If properly structured, a trust or a foundation will make your assets safe from creditors too. Assets that you keep in a trust do not legally belong to you, which means that they cannot be taken away from you. This holds not only for your creditors but for fiscal authorities as well. You cannot be taxed on the assets that you do not possess. You are responsible only for declaring the benefits that you obtain from a trust (if you are a trust beneficiary) and paying taxes on them.
Admittedly, setting up an offshore trust of a foundation is more expensive than hiring nominees. But this instrument of protecting the confidentiality of your company ownership information is much more efficient.
What is a trust and how can you use it?
A trust has at least three parties. The Settlor is the person who puts property in trust. The Trustee is the person (often a legal firm) that manages the property for the benefit of the trust Beneficiaries. Many trusts also have a fourth partly, namely, a Protector who oversees the actions of the Trustee. By creating a trust, the Settlor legally separates him/ herself from their property. If he or she makes personal debts, the property cannot be expropriated from him/ her. At the same time, the Settlor can continue benefiting from the property kept in trust.
Trusts come in a number of different subtypes. For asset protection purposes, you will be well advised to create an irrevocable trust. If you create a revocable trust, the property will remain in your possession from the legal point of view so this is not an efficient asset protection instrument.
You can also create a discretionary or a fixed trust thus giving more or less freedom to the Trustee to distribute the profits generated by the trust to the Beneficiaries.
You can also create a purpose trust formulating its purpose narrowly (possess shares of company XYZ) or widely (preserve cultural heritage).
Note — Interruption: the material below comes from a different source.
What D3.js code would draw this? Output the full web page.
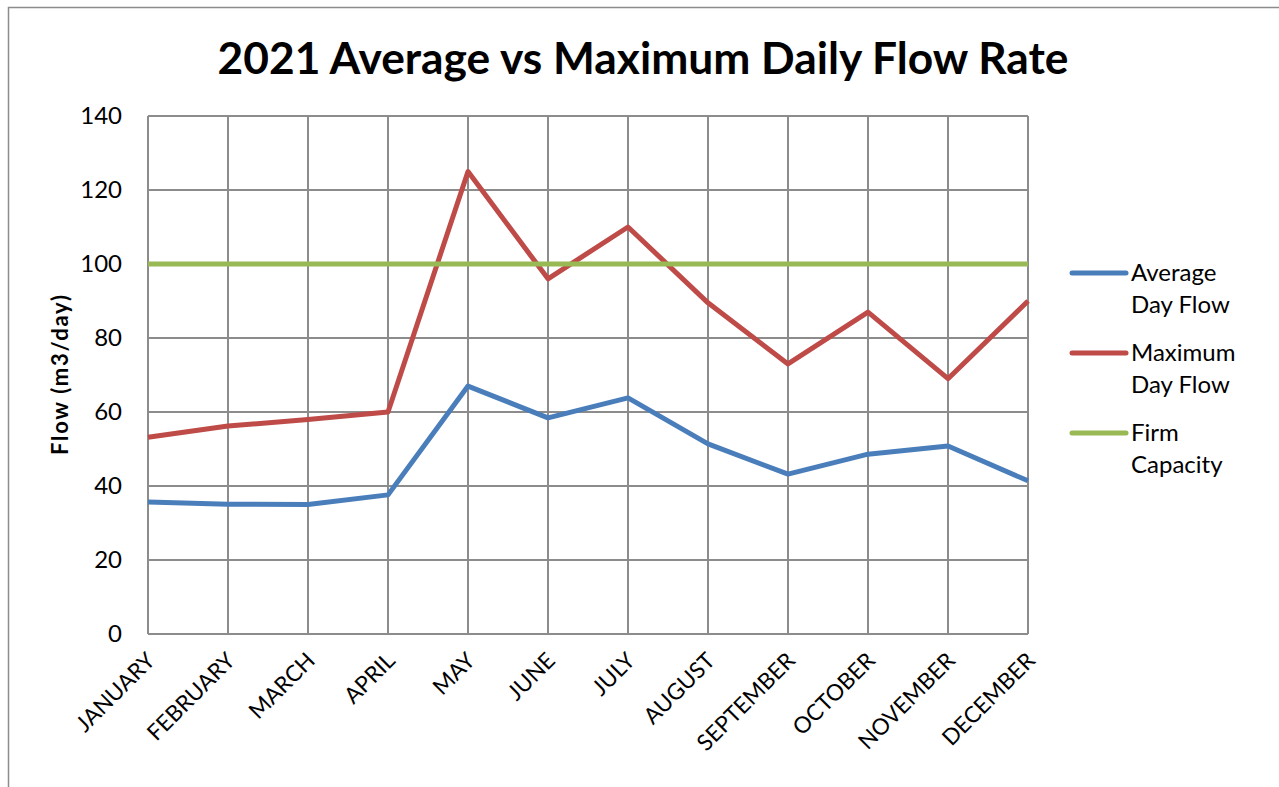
<!DOCTYPE html>
<html>
<head>
<meta charset="utf-8">
<script src="https://cdn.jsdelivr.net/npm/d3@7"></script>
<style>
	body { margin: 0; background: #fff; }
	text { font-family: Lato, "Noto Sans", sans-serif; fill: #000; }
</style>
</head>
<body>
<svg id="chart"></svg>
<script>
let months = ["JANUARY", "FEBRUARY", "MARCH", "APRIL", "MAY", "JUNE", "JULY", "AUGUST", "SEPTEMBER", "OCTOBER", "NOVEMBER", "DECEMBER"];
let avgFlow = [35.7, 35.1, 35.0, 37.6, 67.0, 58.4, 63.8, 51.4, 43.2, 48.6, 50.8, 41.4];
let maxFlow = [53.2, 56.2, 58.0, 60.0, 125.0, 96.0, 110.0, 89.5, 73.0, 87.0, 69.0, 90.0];
let firmCapacity = [100, 100, 100, 100, 100, 100, 100, 100, 100, 100, 100, 100];
let yTicks = [0, 20, 40, 60, 80, 100, 120, 140];

let seriesList = [
	{ name: ["Average", "Day Flow"], values: avgFlow, color: "#4a7ebb" },
	{ name: ["Maximum", "Day Flow"], values: maxFlow, color: "#be4b48" },
	{ name: ["Firm", "Capacity"], values: firmCapacity, color: "#98b954" }
];

let svgWidth = 1279, svgHeight = 787;
let margin = { top: 116, right: 251, bottom: 153, left: 148 };
let width = svgWidth - margin.left - margin.right;
let height = svgHeight - margin.top - margin.bottom;

let svg = d3.select("#chart")
	.attr("width", svgWidth)
	.attr("height", svgHeight);

// outer frame (right and bottom edges fall outside the picture)
svg.append("rect")
	.attr("x", 8.5)
	.attr("y", 7.5)
	.attr("width", svgWidth)
	.attr("height", svgHeight)
	.attr("fill", "none")
	.attr("stroke", "#8c8c8c")
	.attr("stroke-width", 1.5);

// title
let title = svg.append("text")
	.attr("x", 643)
	.attr("y", 74)
	.attr("text-anchor", "middle")
	.attr("font-weight", "bold")
	.attr("font-size", 38)
	.text("2021 Average vs Maximum Daily Flow Rate");
let tw = title.node().getComputedTextLength();
title.attr("font-size", 38 * 851 / tw);

let g = svg.append("g")
	.attr("transform", "translate(" + margin.left + "," + margin.top + ")");

//scales
let x = d3.scalePoint()
	.domain(months)
	.range([0, width]);
let y = d3.scaleLinear()
	.domain([0, 140])
	.range([height, 0]);

//grid
g.append("g")
	.selectAll("line")
	.data(yTicks)
	.enter()
	.append("line")
	.attr("x1", 0)
	.attr("x2", width)
	.attr("y1", d => y(d))
	.attr("y2", d => y(d))
	.attr("stroke", "#8c8c8c")
	.attr("stroke-width", 2);

g.append("g")
	.selectAll("line")
	.data(months)
	.enter()
	.append("line")
	.attr("x1", d => x(d))
	.attr("x2", d => x(d))
	.attr("y1", 0)
	.attr("y2", height)
	.attr("stroke", "#8c8c8c")
	.attr("stroke-width", 2);

//y-axis labels
let yAxis = g.append("g")
	.call(d3.axisLeft(y).tickValues(yTicks).tickSize(0).tickPadding(26));
yAxis.select(".domain").remove();
yAxis.selectAll("text")
	.attr("font-size", 24)
	.attr("font-family", "Lato, 'Noto Sans', sans-serif");

//x-axis labels
let xAxis = g.append("g")
	.attr("transform", "translate(0," + height + ")")
	.call(d3.axisBottom(x).tickSize(0));
xAxis.select(".domain").remove();
xAxis.selectAll("text")
	.attr("font-size", 22.5)
	.attr("font-family", "Lato, 'Noto Sans', sans-serif")
	.attr("text-anchor", "end")
	.attr("dy", null)
	.attr("y", 0)
	.attr("transform", "translate(8,28) rotate(-45)");

//y-axis title
svg.append("text")
	.attr("transform", "translate(68,375) rotate(-90)")
	.attr("text-anchor", "middle")
	.attr("font-weight", "bold")
	.attr("font-size", 22)
	.attr("textLength", 160)
	.attr("lengthAdjust", "spacing")
	.text("Flow (m3/day)");

//lines
let line = d3.line()
	.x((d, i) => x(months[i]))
	.y(d => y(d));

for (let i = 0; i < seriesList.length; i++)
{
	g.append("path")
		.datum(seriesList[i].values)
		.attr("fill", "none")
		.attr("stroke", seriesList[i].color)
		.attr("stroke-width", 5)
		.attr("stroke-linejoin", "round")
		.attr("d", line);
}

//legend
let legend = svg.append("g")
	.attr("transform", "translate(1072,273)");

for (let i = 0; i < seriesList.length; i++)
{
	let item = legend.append("g")
		.attr("transform", "translate(0," + (i * 80) + ")");
	item.append("line")
		.attr("x1", 0)
		.attr("x2", 54)
		.attr("stroke", seriesList[i].color)
		.attr("stroke-width", 5)
		.attr("stroke-linecap", "round");
	for (let j = 0; j < 2; j++)
	{
		item.append("text")
			.attr("x", 59)
			.attr("y", 8 + j * 32)
			.attr("font-size", 24)
			.text(seriesList[i].name[j]);
	}
}
</script>
</body>
</html>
Since a purpose trust does not have any beneficiaries, nobody can be sued and nobody can be taxed. This is a highly efficient asset protection instrument.
You have to be careful when setting up a trust, however, because if yours is deemed a sham trust, you will lose all the advantages that a trust brings. A court of law (and no other institution) can decide that a certain trust is a sham trust in the following cases:
- The Settlor did not have full rights for the property put in trust at the moment when the trust was created;
- The purpose of creating the trust was to deceive Settlor’s creditors. For instance, you make debts, put your property in a trust, and then claim that you have nothing that you could sell to pay back the debts. Your is going to be a sham trust;
- The trust is revocable. This is not exactly a sham trust it simply does not make much sense to create a revocable trust if your goal is to protect your assets;
- The Settlor controls the activities of the Trustee;
- The Trust Deed does not reflect the true purposes of the trust Settlor.
There have been precedents in different jurisdictions when trusts have been deemed sham. You have to seek professional support if you would like to set up a trust especially in a foreign country.
A private foundation
A trust is not a legal entity but a fiduciary agreement instead. A foundation is a legal entity with all the positive and negative consequences that this status entails. This is the main difference between a trust and a foundation: they are similar in many other respects.
A foundation has a Founder, a Foundation Council, and Beneficiaries. The Foundation Charter is a publicly accessible document while the Regulations are a private document governing the activities of the Council. Similarly to a trust, a foundation can have a Protector. Both trusts and foundations are used for asset protection, tax planning, and inheritance purposes.
If you are thinking of setting up a foreign foundation, you can consider Liechtenstein and the Netherlands for this purpose. However, a foundation will come at a considerably lower price if you create it in Panama or Nevis. Nevis and the Cook Islands are also recommendable for creating trusts there.